It might be interesting to know a little more about this.
The crop mode feature works by changing CMOS registers (a register is simply a memory address that we can set to some value and that value will control some aspect of some external piece of hardware, for example an LED). Normally this is a very simple thing to do in an embedded system. Just set the memory address to the value you want (1 line of C code, or a simple command or two in assembly). However, in our situation, we (ML code) are fighting with Canon firmware. Canon firmware is constantly re-configuring and overwriting all kinds of registers. Therefore, to get the value we want into the register (and get it to stay there and not be overwritten), we have to modify the behavior of Canon firmware. We refer to this behavior modification as 'patching'. It can be very tricky to get right, because we don't want to actually permanently modify the Canon firmware in ROM (that would be very dangerous). So instead, we exploit some hardware known as a "cache" and use it in a way it was not really intended to be used, that is, to fake the CPU into thinking it's reading from Canon firmware ROM, when in reality it's reading from some value we control.

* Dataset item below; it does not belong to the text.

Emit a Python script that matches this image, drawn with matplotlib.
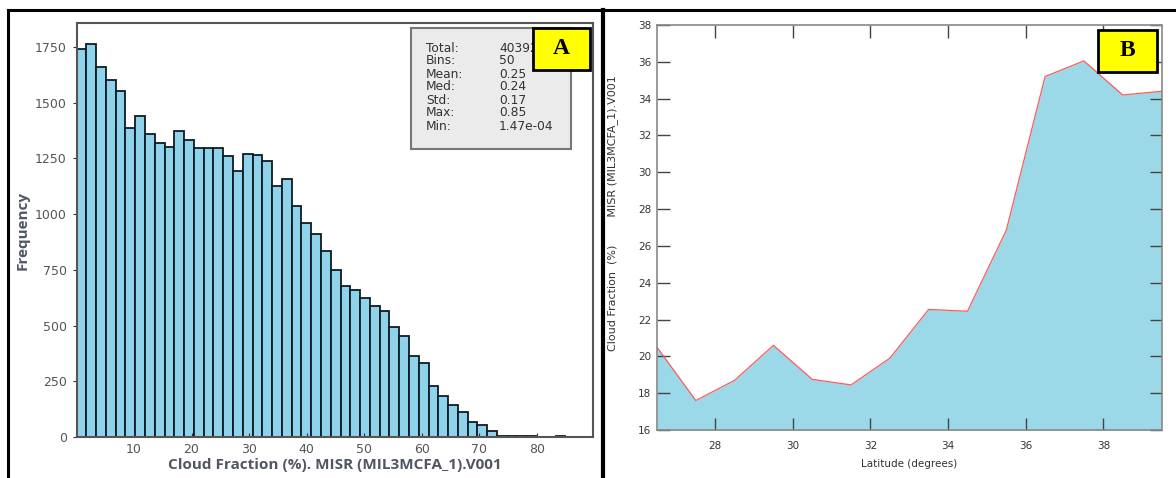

For a long time even before this particular feature was implemented, a1ex had been working on a nice new "backend" for applying and managing our patches that would be easier to use and monitor, and it would be "safer" and more efficient. (There may be situations where we only need to patch something that is in RAM not ROM, e.g. dual ISO, which is much easier b/c we can do it directly without worrying about permanently overwriting anything, but the new backend will handle both for us nicely in a unified way). Like the memory backend, or raw backend, this is one of those "under the hood" features that most users aren't aware of exists, but consumes probably a majority of development effort, and on which many important "user-facing" features actually depend on. These "backends" basically encapsulate the knowledge we learn from reverse engineering and how to get Canon firmware to do what we want, and present an nice, easy to use API to the developer. They are the foundation on which the rest of ML is built.
Since the crop mode feature needs to be able to override registers (and do so very fast and efficiently), it was built upon the new patch manager backend. However, the patch manager itself isn't quite ready for prime time (at least not on all cameras, for example on 60D it doesn't work at all). There are many other things that ML does that require patching Canon firmware, even the extremely complicated process of booting up.
TLDR:
This is a relatively small and simple feature by itself, but it depends on a large change to the foundation of ML. It's the foundation change that is holding it back.
Once the new patch manager is completed and confirmed to be working well (which is very important in this case, since it's at such a low level, and has the potential to effect so many things) it will be merged, and features like this one, and other similar ones in the pipe, will be trivial to complete and merge.